Friday, September 6, 2019


One week into the school year, the Krannert Graduate Student Association provided an opportunity for students to participate in a mock case competition, targeted at first-year students in order to gain familiarity with case competitions. Case competitions provide real-world scenarios, allowing students to come up with solutions and pitching their ideas to a panel.

Being a first-year MBA student, I was interested to participate right away. I had previous experience with case competitions at my undergraduate institution, Peru State College, where I competed in Phi Beta Lambda, however, these case competitions were very short in nature and could nearly be described as impromptu. Coming into the morning of the event, over 100 students gathered awaiting team assignments for the mock case competition, and the case itself. Teams of 4 or 5 were allowed 2 hours to read the case, come up with a solution, create a presentation for their solution, and submit presentations. Once the presentation was submitted, no changes could be made for the presentation and all teams could do was prepare for their 12-minute presentation to the panel of judges. 

9 a.m. rolled around, and at an instant, emails were sent to every participant with teams, the case, and rules for the case competition as well as everyone divided up to meet with their team and go over the case. I quickly went into the room assigned to my team, team 15, and started diving through the case. The case was focused on a small company selling pet products, and the company wanted to ramp up its business at a quick pace. The case presented a handful of different options that the company could pursue to increase business, as well as ample information around current and projected financials. As a team, we read through the case, took notes, and found it to already be 9:30 am. Our discussion began, and we quickly tried to narrow down the options we didn’t want to pursue in order to dedicate more time to what we thought would be a good option. Then we made the difficult decision on the exact strategy we were going to pursue by 10 a.m., and with an hour left we began creating the presentation and deep-diving for additional research, fueled by excitement and adrenalin.
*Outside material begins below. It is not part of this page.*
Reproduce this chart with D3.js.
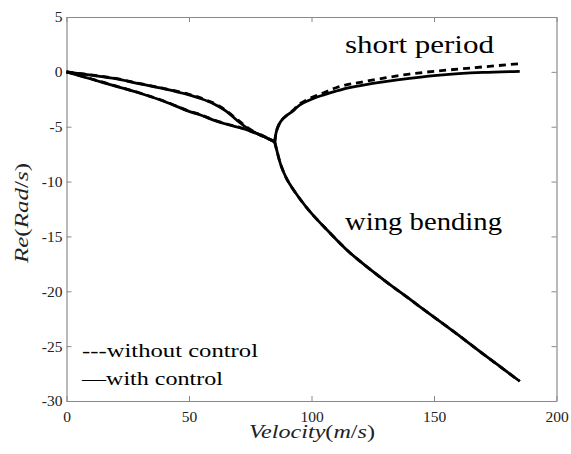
<!DOCTYPE html>
<html><head><meta charset="utf-8">
<script src="https://cdn.jsdelivr.net/npm/d3@7/dist/d3.min.js"></script>
<style>body{margin:0;background:#fff}svg{display:block}
text{font-family:"Liberation Serif","Times New Roman","DejaVu Serif",serif}</style>
</head><body>
<svg id="c" width="571" height="454"></svg>
<script>
// Velocity samples (m/s) and real parts (rad/s)
const velPre = [0, 10, 20, 30, 40, 50, 55, 60, 65, 70, 75, 80, 85];
const upperPreWith    = [0, -0.3, -0.62, -1.1, -1.55, -2.1, -2.45, -2.9, -3.55, -4.5, -5.3, -5.85, -6.35];
const upperPreWithout = [0, -0.28, -0.6, -1.07, -1.52, -2.05, -2.4, -2.85, -3.5, -4.4, -5.25, -5.85, -6.35];
const lowerPreWith    = [0, -0.65, -1.3, -1.95, -2.7, -3.6, -3.95, -4.4, -4.75, -5.05, -5.4, -5.85, -6.4];
const lowerPreWithout = [0, -0.63, -1.28, -1.93, -2.68, -3.57, -3.93, -4.37, -4.72, -5.02, -5.38, -5.8, -6.4];

const velShort = [85, 85.5, 86.5, 88, 90, 92.5, 95, 100, 105, 110, 115, 120, 130, 140, 150, 160, 170, 185];
const shortWith    = [-6.4, -5.6, -4.9, -4.35, -3.95, -3.55, -3.05, -2.5, -2.1, -1.75, -1.45, -1.25, -0.9, -0.6, -0.35, -0.17, -0.05, 0.05];
const shortWithout = [-6.4, -5.6, -4.9, -4.35, -3.95, -3.5, -2.95, -2.35, -1.9, -1.45, -1.15, -0.95, -0.55, -0.2, 0.05, 0.25, 0.45, 0.75];

const velWing = [85, 86, 87.5, 90, 95, 100, 105, 110, 115, 120, 130, 140, 150, 160, 170, 185];
const wingWith    = [-6.4, -7.3, -8.5, -9.8, -11.5, -12.9, -14.1, -15.25, -16.35, -17.3, -19.05, -20.7, -22.35, -24.0, -25.7, -28.2];
const wingWithout = [-6.4, -7.3, -8.5, -9.8, -11.5, -12.9, -14.1, -15.25, -16.35, -17.3, -19.05, -20.7, -22.35, -24.0, -25.7, -28.2];

const xTicks = [0, 50, 100, 150, 200];
const yTicks = [5, 0, -5, -10, -15, -20, -25, -30];
const modeLabels = ["short period", "wing bending"];
const legendLabels = ["---without control", "\u2014with control"];

const svg = d3.select("#c");
const L = 66.5, R = 556.5, T = 17, B = 401;
const x = d3.scaleLinear().domain([0, 200]).range([L, R]);
const y = d3.scaleLinear().domain([-30, 5]).range([B, T]);
const axisColor = "#8a8a8a";
const fmt = d => String(d);

function styleAxis(g, noLabels) {
  g.attr("font-family", null);
  g.select(".domain").attr("stroke", axisColor).attr("stroke-width", 1.2);
  g.selectAll(".tick line").attr("stroke", axisColor).attr("stroke-width", 1);
  g.selectAll(".tick text").attr("font-size", 15.5).attr("fill", "#222");
  if (noLabels) g.selectAll(".tick text").remove();
}
svg.append("g").attr("transform", `translate(0,${B})`)
  .call(d3.axisBottom(x).tickValues(xTicks).tickFormat(fmt).tickSizeInner(-5).tickSizeOuter(0).tickPadding(10))
  .call(g => styleAxis(g, false));
svg.append("g").attr("transform", `translate(0,${T})`)
  .call(d3.axisTop(x).tickValues(xTicks).tickSizeInner(-5).tickSizeOuter(0))
  .call(g => styleAxis(g, true));
svg.append("g").attr("transform", `translate(${L},0)`)
  .call(d3.axisLeft(y).tickValues(yTicks).tickFormat(fmt).tickSizeInner(-5).tickSizeOuter(0).tickPadding(4))
  .call(g => styleAxis(g, false));
svg.append("g").attr("transform", `translate(${R},0)`)
  .call(d3.axisRight(y).tickValues(yTicks).tickSizeInner(-5).tickSizeOuter(0))
  .call(g => styleAxis(g, true));

const lineGen = d3.line().x(d => x(d[0])).y(d => y(d[1])).curve(d3.curveCatmullRom.alpha(0.5));
function draw(vs, ys, dashed) {
  svg.append("path").datum(vs.map((v, i) => [v, ys[i]]))
    .attr("d", lineGen).attr("fill", "none").attr("stroke", "#000")
    .attr("stroke-width", 2.8).attr("stroke-linejoin", "round")
    .attr("stroke-dasharray", dashed ? "7,5" : null);
}
draw(velPre, upperPreWithout, true);
draw(velPre, lowerPreWithout, true);
draw(velShort, shortWithout, true);
draw(velWing, wingWithout, true);
draw(velPre, upperPreWith, false);
draw(velPre, lowerPreWith, false);
draw(velShort, shortWith, false);
draw(velWing, wingWith, false);

svg.append("text").attr("x", 345).attr("y", 52.5)
  .attr("font-size", 26).attr("textLength", 149).attr("lengthAdjust", "spacingAndGlyphs").text(modeLabels[0]);
svg.append("text").attr("x", 345).attr("y", 230)
  .attr("font-size", 26).attr("textLength", 157).attr("lengthAdjust", "spacingAndGlyphs").text(modeLabels[1]);

svg.append("text").attr("x", 82).attr("y", 357)
  .attr("font-size", 19).attr("textLength", 176).attr("lengthAdjust", "spacingAndGlyphs").text(legendLabels[0]);
svg.append("text").attr("x", 82).attr("y", 384.5)
  .attr("font-size", 19).attr("textLength", 141).attr("lengthAdjust", "spacingAndGlyphs").text(legendLabels[1]);

// Axis titles
const xt = svg.append("text").attr("x", 249).attr("y", 438)
  .attr("font-size", 19).attr("fill", "#222")
  .attr("textLength", 126).attr("lengthAdjust", "spacingAndGlyphs");
xt.append("tspan").attr("font-style", "italic").text("Velocity");
xt.append("tspan").text("(");
xt.append("tspan").attr("font-style", "italic").text("m");
xt.append("tspan").text("/");
xt.append("tspan").attr("font-style", "italic").text("s");
xt.append("tspan").text(")");

const yt = svg.append("text").attr("transform", `translate(28,263) rotate(-90)`)
  .attr("font-size", 19).attr("fill", "#222")
  .attr("textLength", 100).attr("lengthAdjust", "spacingAndGlyphs");
yt.append("tspan").attr("font-style", "italic").text("Re");
yt.append("tspan").text("(");
yt.append("tspan").attr("font-style", "italic").text("Rad");
yt.append("tspan").text("/");
yt.append("tspan").attr("font-style", "italic").text("s");
yt.append("tspan").text(")");
</script>
</body></html>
We used every minute we could to gather material and the presentation ended up getting submitted at 10:59 a.m. 

As we went to present, we learned the presentation was broken into three segments, the first segment where we presented our material (12 minutes), then a second segment for Q&A from the judges (4 minutes) and the last section for feedback. As a team, we utilized the full 12 minutes provided explaining all facets of our strategy such as our marketing campaign, the brand image we were targeting, our customer target market, beliefs of those customers, pricing strategy, product assortments, and an overall short- and long-term strategy for the brand. Upon calling for time, the judges only had one question to ask and had overall good feedback, leaving our team feeling good about our performance. 

After our presentation, we sat down and debriefed as a team while we waited for the judges to announce the winners. Our team said the day felt adrenalin-filled as we fought the clock for the case, and we recapped on how much fun we all had. At the beginning of the day, most of our team had never met, and by the end of the day, we were talking as if we’d been good friends all along.

Then, the judges came out. They discussed the good and bad things that they had seen from the day in order to help everyone grow, followed by bringing the first-place certificates up to the front of the room. Our team (team 15) waited anxiously, hoping the good remarks from our presentation would be enough. The judges concluded the exciting event by saying, “And the winner is… team 15”.